A man said to me one time, "Jim, I'm having trouble getting my team to follow my direction." I asked him, "Do you follow your own direction?" He looked confused. I said, "If you told yourself you'd go to the gym this morning, did you go? If you said you'd finish that project by Friday, did you finish it?" He got quiet. Then he said, "I see what you're saying."

Right.

Leadership doesn't start in the boardroom. It starts at six in the morning when the alarm goes off and you said you'd get up. It starts when you promised yourself you'd read instead of watching TV. It starts when you decided to have the hard conversation instead of avoiding it.

Every time you keep a promise to yourself, you're building capital. Every time you break one, you're spending it. And when you run out of that capital with yourself, you've got nothing left to spend with anyone else.

The Emotions You Don't Master Will Master You

Let me tell you something else I learned: you can't lead people if you can't lead your own emotions.

A motivated idiot is still an idiot. And an angry leader is just a tyrant with a title. If your mood swings dictate your decisions, if your frustration controls your mouth, if your insecurity makes you defensive — you're not leading. You're reacting. And people don't follow reactors. They tolerate them until they find somebody steadier.

Mr. Shoaff used to say, "Jim, emotions make wonderful servants but terrible masters." And he was right. Your feelings are important. They're signals. But they're not the boss. You are.

I used to let disappointment wreck my week. Somebody would say no to me, and I'd sulk. I'd let it affect everything — my energy, my attitude, my work. One day Mr. Shoaff said, "How long are you going to let that person rent space in your head?" I said, "What do you mean?" He said, "You gave them five minutes of your time, and they've had three days of your attention. That's a bad deal, Jim."

He was right. So I started working on it. Took me years. But here's what I found: when you can steady yourself, you steady everyone around you. When you can manage your fear, your frustration, your disappointment — without suppressing them, but without being controlled by them — then people feel safe around you. And safety is the foundation of trust.

Values You Don't Live, You Don't Own

Here's something else: you can't lead people toward something you don't believe in. And you don't really believe it if you're not living it.

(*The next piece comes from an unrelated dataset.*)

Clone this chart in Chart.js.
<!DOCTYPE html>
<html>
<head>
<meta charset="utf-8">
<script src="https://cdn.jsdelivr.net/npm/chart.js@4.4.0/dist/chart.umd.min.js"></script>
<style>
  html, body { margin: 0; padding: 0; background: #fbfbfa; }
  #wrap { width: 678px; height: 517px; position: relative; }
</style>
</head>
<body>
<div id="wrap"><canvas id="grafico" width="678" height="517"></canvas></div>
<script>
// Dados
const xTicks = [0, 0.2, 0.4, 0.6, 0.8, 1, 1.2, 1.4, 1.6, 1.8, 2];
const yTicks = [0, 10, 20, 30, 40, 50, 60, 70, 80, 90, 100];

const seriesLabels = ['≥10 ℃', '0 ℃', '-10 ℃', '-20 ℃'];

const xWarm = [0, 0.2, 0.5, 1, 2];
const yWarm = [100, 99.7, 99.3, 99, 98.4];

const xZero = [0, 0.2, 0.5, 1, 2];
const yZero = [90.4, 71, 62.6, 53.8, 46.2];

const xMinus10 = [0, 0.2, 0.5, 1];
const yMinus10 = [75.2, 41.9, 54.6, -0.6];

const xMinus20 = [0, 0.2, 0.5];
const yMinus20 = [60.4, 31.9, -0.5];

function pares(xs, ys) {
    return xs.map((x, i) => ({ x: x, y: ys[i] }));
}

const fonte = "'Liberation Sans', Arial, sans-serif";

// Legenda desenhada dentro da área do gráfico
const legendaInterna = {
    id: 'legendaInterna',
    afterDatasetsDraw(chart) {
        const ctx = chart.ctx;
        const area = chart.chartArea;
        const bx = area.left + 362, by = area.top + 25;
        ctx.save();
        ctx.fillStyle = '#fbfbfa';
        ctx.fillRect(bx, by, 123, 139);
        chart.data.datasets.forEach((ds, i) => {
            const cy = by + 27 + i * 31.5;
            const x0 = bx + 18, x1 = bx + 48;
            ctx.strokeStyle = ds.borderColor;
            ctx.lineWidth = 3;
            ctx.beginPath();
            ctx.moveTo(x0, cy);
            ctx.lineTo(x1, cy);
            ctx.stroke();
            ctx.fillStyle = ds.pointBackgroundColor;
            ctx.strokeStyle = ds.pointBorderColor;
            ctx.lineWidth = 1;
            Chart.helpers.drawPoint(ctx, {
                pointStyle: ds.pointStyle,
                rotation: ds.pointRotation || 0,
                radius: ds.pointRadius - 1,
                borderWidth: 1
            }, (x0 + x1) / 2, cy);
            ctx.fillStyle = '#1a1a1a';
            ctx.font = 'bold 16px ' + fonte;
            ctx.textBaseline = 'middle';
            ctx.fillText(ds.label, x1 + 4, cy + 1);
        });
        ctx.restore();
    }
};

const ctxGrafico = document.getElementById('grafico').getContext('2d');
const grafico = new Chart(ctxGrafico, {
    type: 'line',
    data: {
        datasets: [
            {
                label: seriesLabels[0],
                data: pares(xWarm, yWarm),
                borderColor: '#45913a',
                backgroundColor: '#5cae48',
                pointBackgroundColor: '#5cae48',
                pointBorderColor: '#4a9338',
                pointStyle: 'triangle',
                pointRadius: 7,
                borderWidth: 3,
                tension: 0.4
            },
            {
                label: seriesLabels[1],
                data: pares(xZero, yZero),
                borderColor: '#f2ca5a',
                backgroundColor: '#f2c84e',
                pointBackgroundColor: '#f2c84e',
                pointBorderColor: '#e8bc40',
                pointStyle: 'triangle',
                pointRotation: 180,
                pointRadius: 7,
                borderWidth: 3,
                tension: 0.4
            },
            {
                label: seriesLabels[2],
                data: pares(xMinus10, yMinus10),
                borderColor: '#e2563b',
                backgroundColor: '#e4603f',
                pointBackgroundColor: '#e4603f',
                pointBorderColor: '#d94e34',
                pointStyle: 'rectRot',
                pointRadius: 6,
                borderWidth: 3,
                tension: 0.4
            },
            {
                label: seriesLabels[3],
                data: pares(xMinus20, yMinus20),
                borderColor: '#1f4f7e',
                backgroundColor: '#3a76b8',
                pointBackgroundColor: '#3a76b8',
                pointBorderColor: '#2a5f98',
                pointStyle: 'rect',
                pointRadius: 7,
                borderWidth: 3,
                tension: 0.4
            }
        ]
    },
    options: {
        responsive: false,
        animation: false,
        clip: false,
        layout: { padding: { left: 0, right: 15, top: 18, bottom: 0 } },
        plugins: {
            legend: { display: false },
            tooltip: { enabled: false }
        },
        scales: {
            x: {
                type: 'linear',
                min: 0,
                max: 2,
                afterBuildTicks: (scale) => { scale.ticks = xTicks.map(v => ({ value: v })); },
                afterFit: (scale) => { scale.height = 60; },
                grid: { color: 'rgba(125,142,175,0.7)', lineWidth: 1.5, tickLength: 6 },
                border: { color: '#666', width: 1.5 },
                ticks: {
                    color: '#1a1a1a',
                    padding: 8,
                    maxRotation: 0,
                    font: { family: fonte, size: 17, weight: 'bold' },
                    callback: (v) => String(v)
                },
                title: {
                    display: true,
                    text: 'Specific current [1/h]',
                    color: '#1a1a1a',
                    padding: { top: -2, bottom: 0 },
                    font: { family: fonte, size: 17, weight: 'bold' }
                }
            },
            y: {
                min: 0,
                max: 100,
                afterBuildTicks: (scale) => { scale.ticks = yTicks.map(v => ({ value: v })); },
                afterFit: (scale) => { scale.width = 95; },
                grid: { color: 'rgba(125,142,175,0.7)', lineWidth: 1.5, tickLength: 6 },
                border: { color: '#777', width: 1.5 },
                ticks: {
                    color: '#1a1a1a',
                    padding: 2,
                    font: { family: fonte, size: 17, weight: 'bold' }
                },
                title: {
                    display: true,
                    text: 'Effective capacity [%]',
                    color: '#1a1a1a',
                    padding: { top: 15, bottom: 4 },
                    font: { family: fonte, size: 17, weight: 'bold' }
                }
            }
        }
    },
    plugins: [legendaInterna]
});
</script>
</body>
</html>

Somebody says, "I value family." And I say, "Great. How much time did you spend with them last week?" They get defensive. They say, "Well, I'm working hard to provide for them." And I say, "That's fine. But don't tell me you value family if your kids don't know you."

We call that the gap between declared values and demonstrated values. And that gap will destroy your leadership faster than anything else.

People don't listen to what you say. They watch what you do. They watch what you tolerate. They watch what you reward. They watch what you overlook. And they make their decisions based on that.

If you say you value honesty but you lie to clients, they see it. If you say you value growth but you haven't read a book in two years, they see it. If you say you value people but you treat the waitress like furniture, they see it.

So here's the question: What do you say you value? And what does your calendar say you value? Because one of those is the truth.

The Mirror Test

I got a good phrase for you: leadership is about who you are when you look in the mirror alone.

That's it. That's the test. Not who you are on stage. Not who you are in the meeting. Who you are when nobody's watching. When there's no applause. When you could cut the corner and nobody would know.

Because here's the thing, my friend: you would know. And that's the person people are really following. Not the performance. The person.

Before you ever try to lead a team, lead yourself. Before you ask someone to change, change yourself. Before you challenge someone to be better, be better. Not perfect. Better. Consistent. Honest. Growing.

Do the work nobody sees. Keep the promises nobody hears. Master the emotions nobody notices. Live the values nobody enforces.

That's the foundation. And without it, everything else is just noise.